— begin Available records —

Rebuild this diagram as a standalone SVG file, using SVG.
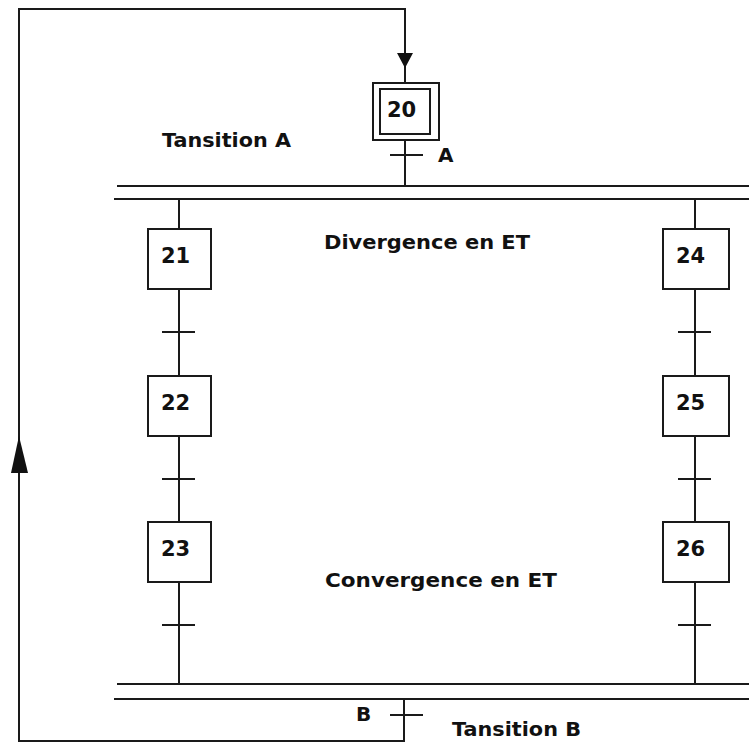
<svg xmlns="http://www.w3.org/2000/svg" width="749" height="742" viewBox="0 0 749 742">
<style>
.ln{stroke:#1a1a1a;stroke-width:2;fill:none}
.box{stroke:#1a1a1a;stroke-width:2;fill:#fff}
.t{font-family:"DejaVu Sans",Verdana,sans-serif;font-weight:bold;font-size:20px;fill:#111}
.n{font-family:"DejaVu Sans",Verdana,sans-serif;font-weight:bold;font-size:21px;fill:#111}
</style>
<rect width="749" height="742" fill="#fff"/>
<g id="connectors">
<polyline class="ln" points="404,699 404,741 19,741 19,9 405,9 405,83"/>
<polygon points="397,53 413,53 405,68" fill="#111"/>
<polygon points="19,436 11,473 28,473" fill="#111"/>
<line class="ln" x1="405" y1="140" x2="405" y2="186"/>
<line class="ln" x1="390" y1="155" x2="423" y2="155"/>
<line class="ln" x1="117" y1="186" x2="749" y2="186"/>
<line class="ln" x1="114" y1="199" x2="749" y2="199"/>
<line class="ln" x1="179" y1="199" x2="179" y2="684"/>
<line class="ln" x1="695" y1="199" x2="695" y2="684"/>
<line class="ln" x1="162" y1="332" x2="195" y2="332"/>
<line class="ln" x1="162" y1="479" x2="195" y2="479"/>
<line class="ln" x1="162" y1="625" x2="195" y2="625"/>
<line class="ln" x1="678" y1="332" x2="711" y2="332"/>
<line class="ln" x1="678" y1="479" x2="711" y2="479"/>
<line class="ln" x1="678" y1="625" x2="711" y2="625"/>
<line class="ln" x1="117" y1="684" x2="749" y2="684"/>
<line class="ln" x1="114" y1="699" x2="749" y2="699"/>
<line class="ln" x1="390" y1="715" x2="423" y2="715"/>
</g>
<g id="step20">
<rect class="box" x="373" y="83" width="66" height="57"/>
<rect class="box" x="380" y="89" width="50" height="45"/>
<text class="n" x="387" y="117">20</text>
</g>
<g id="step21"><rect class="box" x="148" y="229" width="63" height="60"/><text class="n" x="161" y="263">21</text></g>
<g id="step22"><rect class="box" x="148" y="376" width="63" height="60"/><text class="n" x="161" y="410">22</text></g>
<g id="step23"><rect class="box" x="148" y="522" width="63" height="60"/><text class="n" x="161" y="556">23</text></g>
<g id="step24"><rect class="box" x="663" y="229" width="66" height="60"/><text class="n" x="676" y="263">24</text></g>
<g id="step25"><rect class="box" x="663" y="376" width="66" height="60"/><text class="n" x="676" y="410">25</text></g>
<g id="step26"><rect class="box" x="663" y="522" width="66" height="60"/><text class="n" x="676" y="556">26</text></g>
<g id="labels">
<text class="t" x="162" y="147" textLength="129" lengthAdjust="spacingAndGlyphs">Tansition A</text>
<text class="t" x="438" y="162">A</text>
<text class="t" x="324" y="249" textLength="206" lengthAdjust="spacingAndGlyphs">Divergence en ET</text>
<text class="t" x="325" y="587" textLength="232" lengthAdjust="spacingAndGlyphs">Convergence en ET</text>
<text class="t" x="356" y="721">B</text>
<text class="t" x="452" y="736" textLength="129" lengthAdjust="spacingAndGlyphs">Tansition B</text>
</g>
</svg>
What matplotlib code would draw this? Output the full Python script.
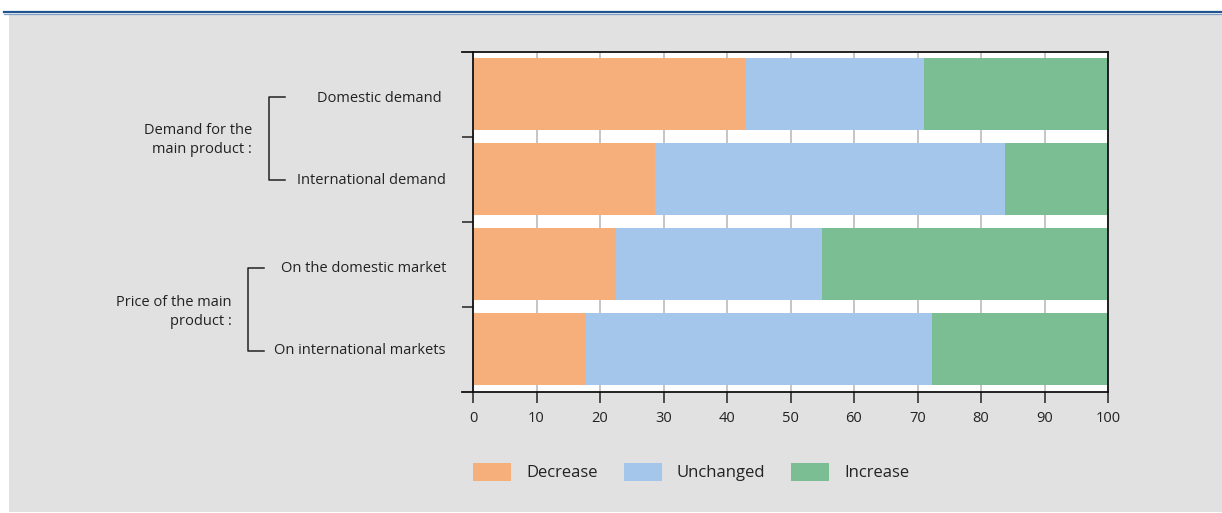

— end Available records —

# Exercise
Set down all the data again exactly as above, pictures excluded.

# Full solution
Rebuild this diagram as a standalone SVG file, using SVG.
<svg xmlns="http://www.w3.org/2000/svg" width="749" height="742" viewBox="0 0 749 742">
<style>
.ln{stroke:#1a1a1a;stroke-width:2;fill:none}
.box{stroke:#1a1a1a;stroke-width:2;fill:#fff}
.t{font-family:"DejaVu Sans",Verdana,sans-serif;font-weight:bold;font-size:20px;fill:#111}
.n{font-family:"DejaVu Sans",Verdana,sans-serif;font-weight:bold;font-size:21px;fill:#111}
</style>
<rect width="749" height="742" fill="#fff"/>
<g id="connectors">
<polyline class="ln" points="404,699 404,741 19,741 19,9 405,9 405,83"/>
<polygon points="397,53 413,53 405,68" fill="#111"/>
<polygon points="19,436 11,473 28,473" fill="#111"/>
<line class="ln" x1="405" y1="140" x2="405" y2="186"/>
<line class="ln" x1="390" y1="155" x2="423" y2="155"/>
<line class="ln" x1="117" y1="186" x2="749" y2="186"/>
<line class="ln" x1="114" y1="199" x2="749" y2="199"/>
<line class="ln" x1="179" y1="199" x2="179" y2="684"/>
<line class="ln" x1="695" y1="199" x2="695" y2="684"/>
<line class="ln" x1="162" y1="332" x2="195" y2="332"/>
<line class="ln" x1="162" y1="479" x2="195" y2="479"/>
<line class="ln" x1="162" y1="625" x2="195" y2="625"/>
<line class="ln" x1="678" y1="332" x2="711" y2="332"/>
<line class="ln" x1="678" y1="479" x2="711" y2="479"/>
<line class="ln" x1="678" y1="625" x2="711" y2="625"/>
<line class="ln" x1="117" y1="684" x2="749" y2="684"/>
<line class="ln" x1="114" y1="699" x2="749" y2="699"/>
<line class="ln" x1="390" y1="715" x2="423" y2="715"/>
</g>
<g id="step20">
<rect class="box" x="373" y="83" width="66" height="57"/>
<rect class="box" x="380" y="89" width="50" height="45"/>
<text class="n" x="387" y="117">20</text>
</g>
<g id="step21"><rect class="box" x="148" y="229" width="63" height="60"/><text class="n" x="161" y="263">21</text></g>
<g id="step22"><rect class="box" x="148" y="376" width="63" height="60"/><text class="n" x="161" y="410">22</text></g>
<g id="step23"><rect class="box" x="148" y="522" width="63" height="60"/><text class="n" x="161" y="556">23</text></g>
<g id="step24"><rect class="box" x="663" y="229" width="66" height="60"/><text class="n" x="676" y="263">24</text></g>
<g id="step25"><rect class="box" x="663" y="376" width="66" height="60"/><text class="n" x="676" y="410">25</text></g>
<g id="step26"><rect class="box" x="663" y="522" width="66" height="60"/><text class="n" x="676" y="556">26</text></g>
<g id="labels">
<text class="t" x="162" y="147" textLength="129" lengthAdjust="spacingAndGlyphs">Tansition A</text>
<text class="t" x="438" y="162">A</text>
<text class="t" x="324" y="249" textLength="206" lengthAdjust="spacingAndGlyphs">Divergence en ET</text>
<text class="t" x="325" y="587" textLength="232" lengthAdjust="spacingAndGlyphs">Convergence en ET</text>
<text class="t" x="356" y="721">B</text>
<text class="t" x="452" y="736" textLength="129" lengthAdjust="spacingAndGlyphs">Tansition B</text>
</g>
</svg>
What matplotlib code would draw this? Output the full Python script.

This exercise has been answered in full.